§ **EXERCISE INSTRUCTIONS**
In the data below, locate each line with the word "this" and list it.
____________
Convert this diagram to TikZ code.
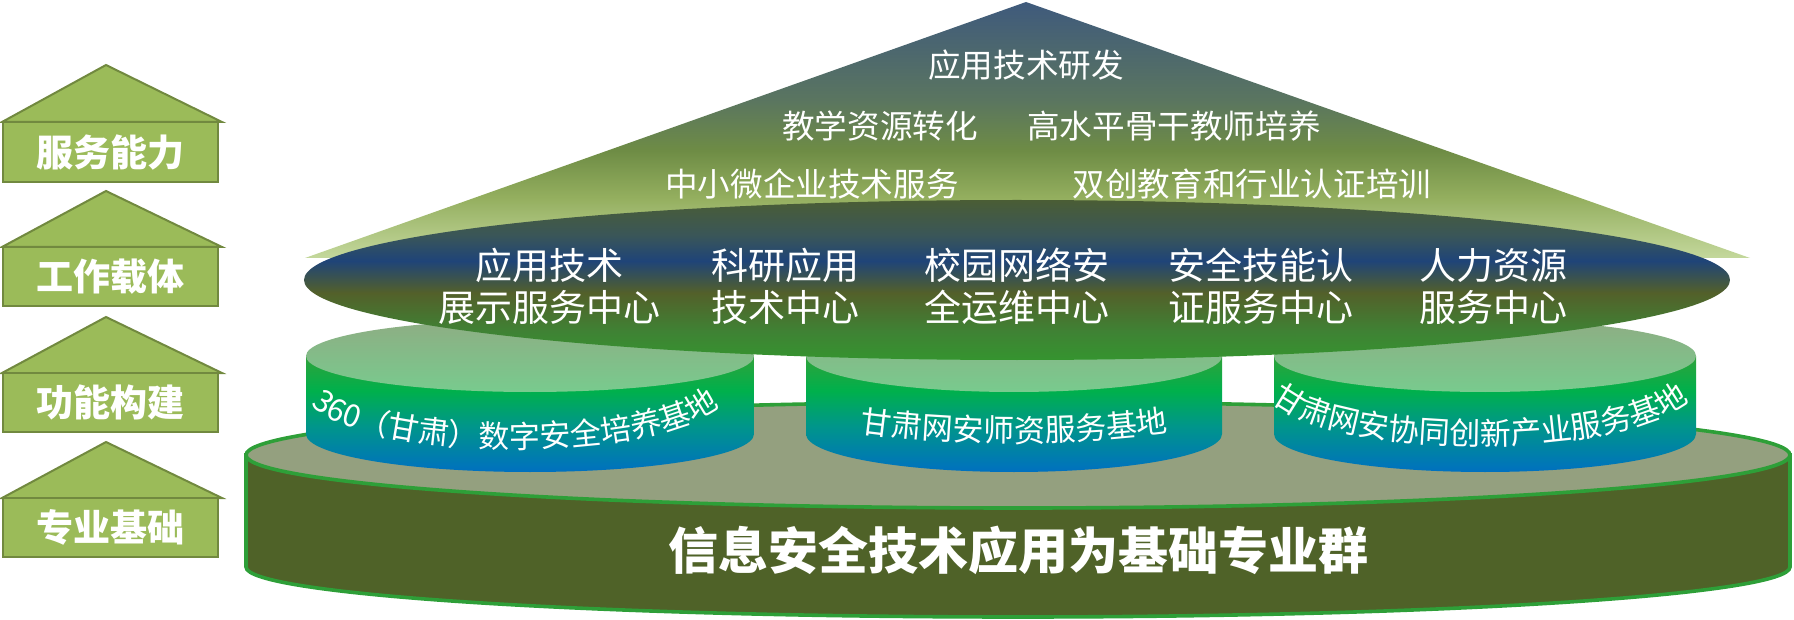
\documentclass[tikz,border=0pt]{standalone}
\usepackage{fontspec}
\newfontfamily\cjk{Noto Sans CJK SC}
\usetikzlibrary{decorations.text}

\definecolor{houseF}{HTML}{9BBB59}
\definecolor{houseD}{HTML}{71893F}
\definecolor{baseTop}{HTML}{94A07F}
\definecolor{baseSide}{HTML}{4F6228}
\definecolor{baseLine}{HTML}{2E9F38}
\definecolor{diskTopA}{HTML}{8EAD83}
\definecolor{diskTopB}{HTML}{78CB8E}
\definecolor{roofA}{HTML}{3F5A7C}
\definecolor{roofB}{HTML}{5A7560}
\definecolor{roofC}{HTML}{6E8C45}
\definecolor{roofD}{HTML}{93AE5E}
\definecolor{roofE}{HTML}{C4D89C}
\definecolor{carA}{HTML}{4A5D35}
\definecolor{carB}{HTML}{3A5658}
\definecolor{carC}{HTML}{1F4478}
\definecolor{carD}{HTML}{53602A}
\definecolor{carE}{HTML}{3F8234}
\definecolor{carF}{HTML}{35942F}
\definecolor{sideA}{HTML}{2FA23A}
\definecolor{sideB}{HTML}{00B04C}
\definecolor{sideC}{HTML}{00968A}
\definecolor{sideD}{HTML}{0070C0}

\pgfdeclareverticalshading{roofshade}{100bp}{color(0bp)=(roofE); color(25bp)=(roofE);
  color(37bp)=(roofD); color(46bp)=(roofC); color(56bp)=(roofB); color(75bp)=(roofA); color(100bp)=(roofA)}
\pgfdeclareverticalshading{carshade}{100bp}{color(0bp)=(carF); color(25bp)=(carF);
  color(34bp)=(carE); color(46bp)=(carD); color(56bp)=(carC); color(64bp)=(carB); color(75bp)=(carA); color(100bp)=(carA)}
\pgfdeclareverticalshading{sideshade}{100bp}{color(0bp)=(sideD); color(25bp)=(sideD);
  color(45bp)=(sideC); color(60bp)=(sideB); color(75bp)=(sideA); color(100bp)=(sideA)}

\newcommand\disktxt{\cjk\fontsize{15.5}{18}\selectfont}

\begin{document}
\begin{tikzpicture}[
  x=0.5pt, y=0.5pt,
  font=\cjk,
  housebox/.style={fill=houseF, draw=houseD, line width=1pt},
  tag/.style={text=white, inner sep=0pt, font=\cjk\bfseries\fontsize{18.5}{22}\selectfont},
  rooftxt/.style={text=white, inner sep=0pt, font=\cjk\fontsize{16.3}{20}\selectfont},
  carrier/.style={text=white, inner sep=0pt, align=center, font=\cjk\fontsize{18.5}{21}\selectfont},
  disktop/.style={top color=diskTopA, bottom color=diskTopB},
  diskside/.style={shading=sideshade},
  basering/.style={draw=baseLine, line width=1.8pt},
  disklabel/.style={decorate, decoration={text along path, text align=center, text color=white, text={|\disktxt|#1}}},
]
  \useasboundingbox (0,0) rectangle (1794,-620);

  % left legend
  \filldraw[housebox] (2,-122) -- (106,-65) -- (222,-122) -- cycle;
  \filldraw[housebox] (3,-122) rectangle (218,-182);
  \node[tag] (serve) at (110,-152) {服务能力};

  \filldraw[housebox] (2,-247) -- (106,-191) -- (222,-247) -- cycle;
  \filldraw[housebox] (3,-247) rectangle (218,-306);
  \node[tag] (carry) at (110,-277) {工作载体};

  \filldraw[housebox] (2,-373) -- (106,-317) -- (222,-373) -- cycle;
  \filldraw[housebox] (3,-373) rectangle (218,-432);
  \node[tag] (build) at (110,-402) {功能构建};

  \filldraw[housebox] (2,-498) -- (106,-442) -- (222,-498) -- cycle;
  \filldraw[housebox] (3,-498) rectangle (218,-557);
  \node[tag] (basis) at (110,-527) {专业基础};

  % base cylinder
  \filldraw[basering, fill=baseSide] (246,-455) -- (246,-567)
    arc[start angle=180, end angle=360, x radius=772, y radius=50] -- (1790,-455) -- cycle;
  \filldraw[basering, fill=baseTop] (1018,-455) ellipse [x radius=772, y radius=53];
  \node[text=white, font=\cjk\bfseries\fontsize{25}{30}\selectfont] (group) at (1018,-550)
    {信息安全技术应用为基础专业群};

  % three bases
  \shade[diskside] (306,-356) -- (306,-434)
    arc[start angle=180, end angle=360, x radius=224, y radius=38] -- (754,-356) -- cycle;
  \shade[disktop] (530,-356) ellipse [x radius=224, y radius=36];
  \path[disklabel={360（甘肃）数字安全培养基地}] (305,-392)
    arc[start angle=180, end angle=360, x radius=210, y radius=56];

  \shade[diskside] (806,-356) -- (806,-434)
    arc[start angle=180, end angle=360, x radius=208, y radius=38] -- (1222,-356) -- cycle;
  \shade[disktop] (1014,-356) ellipse [x radius=208, y radius=36];
  \path[disklabel={甘肃网安师资服务基地}] (714,-372)
    arc[start angle=180, end angle=360, x radius=300, y radius=70];

  \shade[diskside] (1274,-356) -- (1274,-434)
    arc[start angle=180, end angle=360, x radius=211, y radius=38] -- (1696,-356) -- cycle;
  \shade[disktop] (1485,-356) ellipse [x radius=211, y radius=36];
  \path[disklabel={甘肃网安协同创新产业服务基地}] (1265,-385)
    arc[start angle=180, end angle=360, x radius=215, y radius=60];

  % roof
  \shade[shading=roofshade] (1026,-2) -- (305,-258) -- (1750,-258) -- cycle;
  \node[rooftxt] (rnd) at (1026,-65) {应用技术研发};
  \node[rooftxt] (edu) at (880,-126) {教学资源转化};
  \node[rooftxt] (tch) at (1174,-126) {高水平骨干教师培养};
  \node[rooftxt] (sme) at (812,-184) {中小微企业技术服务};
  \node[rooftxt] (cert) at (1252,-184) {双创教育和行业认证培训};

  % carrier disc
  \shade[shading=carshade] (1017,-280) ellipse [x radius=713, y radius=80];
  \node[carrier] (show) at (549,-286) {应用技术\\展示服务中心};
  \node[carrier] (lab) at (785,-286) {科研应用\\技术中心};
  \node[carrier] (ops) at (1017,-286) {校园网络安\\全运维中心};
  \node[carrier] (skill) at (1261,-286) {安全技能认\\证服务中心};
  \node[carrier] (hr) at (1493,-286) {人力资源\\服务中心};
\end{tikzpicture}
\end{document}
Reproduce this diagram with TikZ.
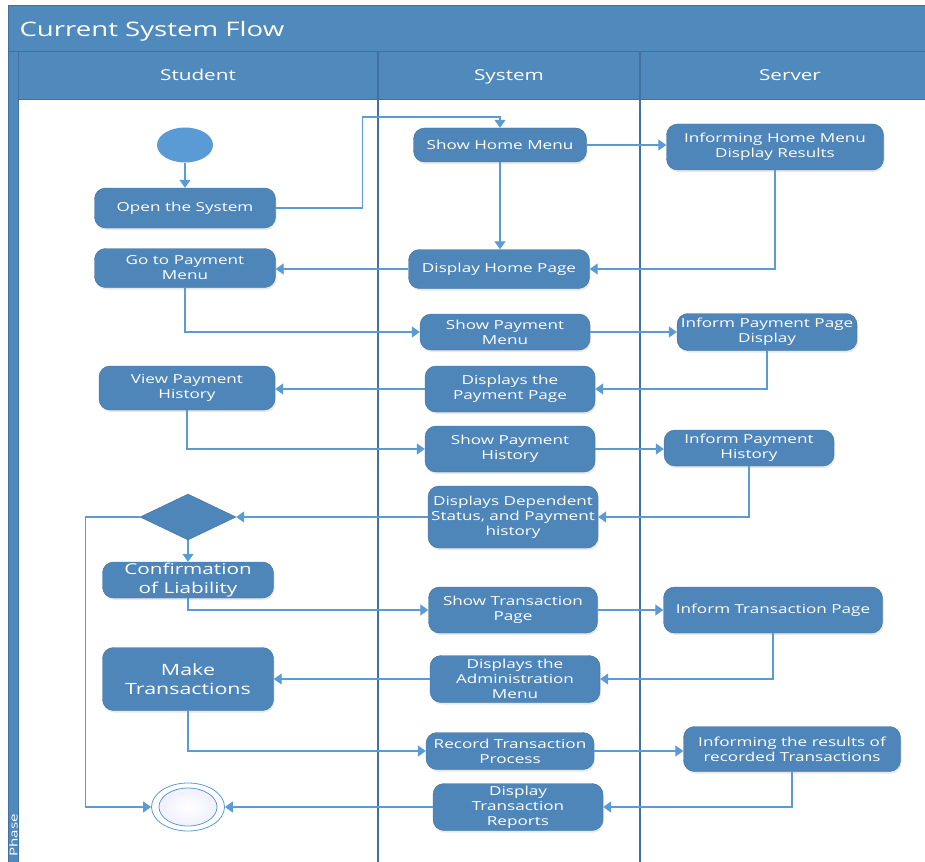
\documentclass[tikz,border=0pt]{standalone}
\usepackage{fontspec}
\setmainfont{Open Sans}
\newfontfamily\flowfont{Open Sans}[FakeStretch=1.38]
\usetikzlibrary{shapes.geometric,shadows,arrows.meta,calc}
\definecolor{laneblue}{RGB}{80,137,188}
\definecolor{edgeblue}{RGB}{65,113,156}
\definecolor{actblue}{RGB}{78,134,186}
\definecolor{flowblue}{RGB}{91,155,213}
\tikzset{
act/.style={rectangle, rounded corners=11pt, draw=edgeblue, fill=actblue, text=white,
  align=center, inner sep=1pt, font=\flowfont\fontsize{12.4}{15}\selectfont,
  drop shadow={shadow xshift=1pt, shadow yshift=-2pt, opacity=0.18}}, % activity box
bigact/.style={act, font=\flowfont\fontsize{15}{18.5}\selectfont},
box/.style 2 args={minimum width=#1pt, minimum height=#2pt},
flow/.style={draw=flowblue, line width=1.3pt, -{Triangle[length=8pt,width=11pt]}}, % control flow
lanehead/.style={text=white, text height=11pt, text depth=3pt, font=\flowfont\fontsize{15}{18}\selectfont},
}
\begin{document}
\begin{tikzpicture}[x=1pt,y=-1pt]
   \useasboundingbox (0,0) rectangle (925,861);
   \clip (0,0) rectangle (925,861);
   \fill[white] (0,0) rectangle (925,861);
   % swimlane frame
   \draw[fill=laneblue, draw=edgeblue, line width=1pt] (8,6) rectangle (940,52);
   \draw[fill=laneblue, draw=edgeblue, line width=1pt] (18,52) rectangle (940,100);
   \draw[fill=laneblue, draw=edgeblue, line width=1pt] (8,52) rectangle (18,870);
   \draw[edgeblue, line width=1.5pt] (378,52) -- (378,870);
   \draw[edgeblue, line width=1.5pt] (640,52) -- (640,870);
   \node[text=white, anchor=west, font=\flowfont\fontsize{20}{24}\selectfont] (title) at (16,31) {Current System Flow};
   \node[lanehead] (student) at (198,77) {Student};
   \node[lanehead] (system) at (509,77) {System};
   \node[lanehead] (server) at (790,77) {Server};
   \node[text=white, rotate=90, anchor=west, inner sep=0, font=\flowfont\fontsize{11}{13}\selectfont] (phase) at (13.5,857) {Phase};
   % student lane
   \node[ellipse, fill=flowblue, box={56}{35}, inner sep=0] (start) at (185,145) {};
   \node[act, box={181}{40}] (open) at (185,208) {Open the System};
   \node[act, box={181}{39}] (gopay) at (185,268) {Go to Payment\\Menu};
   \node[act, box={176}{44}] (viewhist) at (187,388) {View Payment\\History};
   \node[diamond, fill=actblue, draw=edgeblue, box={96}{46}, inner sep=0] (decision) at (188,517) {};
   \node[bigact, box={171}{36}] (confirm) at (188,580) {Confirmation\\of Liability};
   \node[bigact, box={171}{63}, font=\flowfont\fontsize{15.5}{19}\selectfont] (maketrans) at (188,679) {Make\\Transactions};
   \node[ellipse, draw=flowblue, line width=0.8pt, fill=white, box={73}{48}, inner sep=0] (stop) at (188,807) {};
   \node[ellipse, draw=flowblue, line width=0.8pt, inner color=white, outer color=blue!6, box={58}{38}, inner sep=0] (stopin) at (188,807) {};
   % system lane
   \node[act, box={173}{34}] (showhome) at (500,145) {Show Home Menu};
   \node[act, box={181}{39}] (disphome) at (499,269) {Display Home Page};
   \node[act, box={170}{36}] (showpay) at (505,332) {Show Payment\\Menu};
   \node[act, box={170}{46}] (disppay) at (510,389) {Displays the\\Payment Page};
   \node[act, box={170}{46}] (showhist) at (510,449) {Show Payment\\History};
   \node[act, box={170}{62}] (dispdep) at (513,517) {Displays Dependent\\Status, and Payment\\history};
   \node[act, box={169}{46}] (showtrans) at (513,610) {Show Transaction\\Page};
   \node[act, box={170}{47}] (dispadmin) at (515,679) {Displays the\\Administration\\Menu};
   \node[act, box={168}{37}] (recordtrans) at (510,751) {Record Transaction\\Process};
   \node[act, box={170}{47}] (dispreport) at (518,807) {Display\\Transaction\\Reports};
   % server lane
   \node[act, box={217}{46}] (infohome) at (775,147) {Informing Home Menu\\Display Results};
   \node[act, box={180}{37}] (infopay) at (767,332) {Inform Payment Page\\Display};
   \node[act, box={170}{36}] (infohist) at (749,448) {Inform Payment\\History};
   \node[act, box={219}{46}] (infotrans) at (773,610) {Inform Transaction Page};
   \node[act, box={217}{45}] (inforesult) at (792,749) {Informing the results of\\recorded Transactions};
   % flows
   \draw[flow] (start.south) -- (open.north);
   \draw[flow] (open.east) -| ++(87,-91) -| (showhome.north);
   \draw[flow] (showhome.east) -- (showhome.east -| infohome.west);
   \draw[flow] (showhome.south) -- (showhome.south |- disphome.north);
   \draw[flow] (infohome.south) |- (disphome.east);
   \draw[flow] (disphome.west) -- (disphome.west -| gopay.east);
   \draw[flow] (gopay.south) |- (showpay.west);
   \draw[flow] (showpay.east) -- (showpay.east -| infopay.west);
   \draw[flow] (infopay.south) |- (disppay.east);
   \draw[flow] (disppay.west) -- (disppay.west -| viewhist.east);
   \draw[flow] (viewhist.south) |- (showhist.west);
   \draw[flow] (showhist.east) -- (showhist.east -| infohist.west);
   \draw[flow] (infohist.south) |- (dispdep.east);
   \draw[flow] (dispdep.west) -- (decision.east);
   \draw[flow] (decision.west) -- ++(-54,0) |- (stop.west);
   \draw[flow] (decision.south) -- (confirm.north);
   \draw[flow] (confirm.south) |- (showtrans.west);
   \draw[flow] (showtrans.east) -- (showtrans.east -| infotrans.west);
   \draw[flow] (infotrans.south) |- (dispadmin.east);
   \draw[flow] (dispadmin.west) -- (dispadmin.west -| maketrans.east);
   \draw[flow] (maketrans.south) |- (recordtrans.west);
   \draw[flow] (recordtrans.east) -- (recordtrans.east -| inforesult.west);
   \draw[flow] (inforesult.south) |- (dispreport.east);
   \draw[flow] (dispreport.west) -- (stop.east);
\end{tikzpicture}
\end{document}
____________
§ **OUTPUT OF THE TASK**
Convert this diagram to TikZ code.
Reproduce this diagram with TikZ.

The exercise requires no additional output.